I fell progressively more in love with this book as I read on; by the end I didn't want it to end and spent hours looking up any extra information on the characters and events that i could find. The portrait of a human community in slow free-fall is moving and instructive. Having only briefly seen what a human community looks and acts like in my 32 years, I couldn't get enough of the ones depicted here. Fredy Perlman is acutely aware of what it is that makes people living among each other more than a mere collection of individuals, and the ways in which this unity is inherently fragile. I think Fredy is on the same page with Wendell Berry and others who have suggested that joy is not real unless it is shared. Said otherwise, our lives are meaningless without joy, and joy is impossible without a shared human context. The "constraints" of old-fashioned cultures are revealed to be the opposite of what we've always been told they are (namely, fetters): the framework which makes joy and self-realization possible.

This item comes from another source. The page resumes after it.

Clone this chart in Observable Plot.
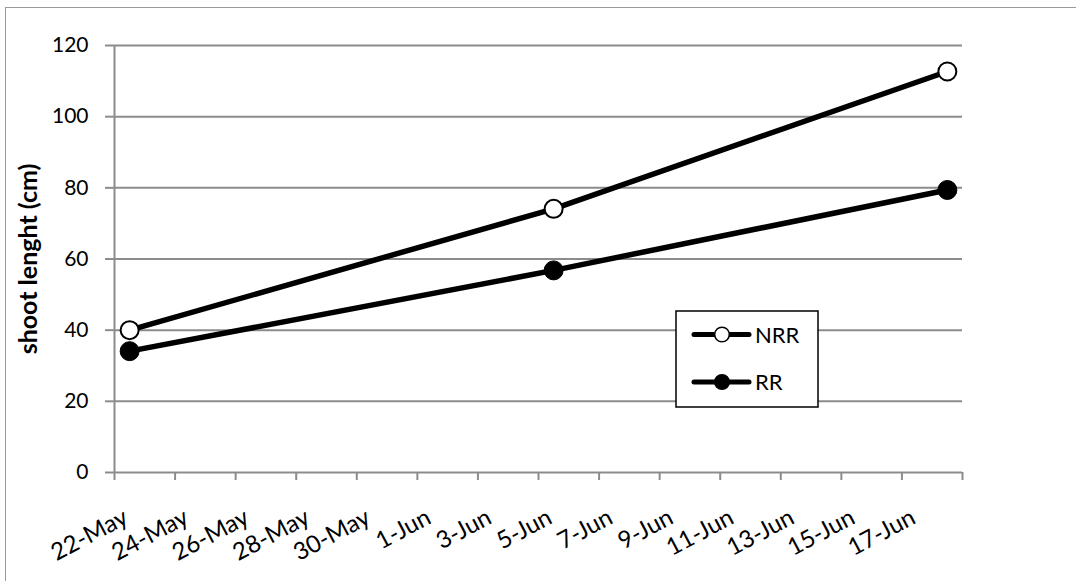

"The Strait" is initially hard to get into, in part because Fredy Perlman refuses to give his narrative conventional time markers or common place names, and in part because of the nature of the writing, which is verb-heavy and song-like, definitely no popular fiction here (Detroit is Tiosa Rondion, its Iroquois name; the lack of time references was circumvented in this Black & Red edition by putting corresponding dates at the top of every page). After a while, this seems perfectly natural, and pretty soon you are immersed in the story. Perhaps this is what the accounts of people who inhabit cyclical time would sound like. Once acclimated, the book is more than rewarding of the effort.
Like "Against His-Story, Against Leviathan," "The Strait" is deceptive in that it reads like poetry, but is thoroughly researched and accurate with regard to what goes on. I read an academic history of the Indian-European relations in the great lakes region earlier this year ("The Middle Ground: Indians, Empires and Republics in the Great Lakes Region, 1650-1815" by Richard White), and as a result noticed early on that the events described here are historically accurate. Reading this book with the internet browser handy has been fun as well, since the characters are largely historical, and easily researched on the web.
"The Strait" and "Against His-Story, Against Leviathan" are both amazing books which will unfortunately go unread by the vast majority of people because they are unconventional and uncompromising with regard to the expectations of the average reader in our culture. The low expectations and short attention spans will not go unappeased as long as there are NYT best-seller lists, while books that require the kind of work from the reader that this one does are few. Once that "work" has been put in, the reader is amply rewarded; knowledge of the entire world and one's place in it can be this book's gift to those willing to try.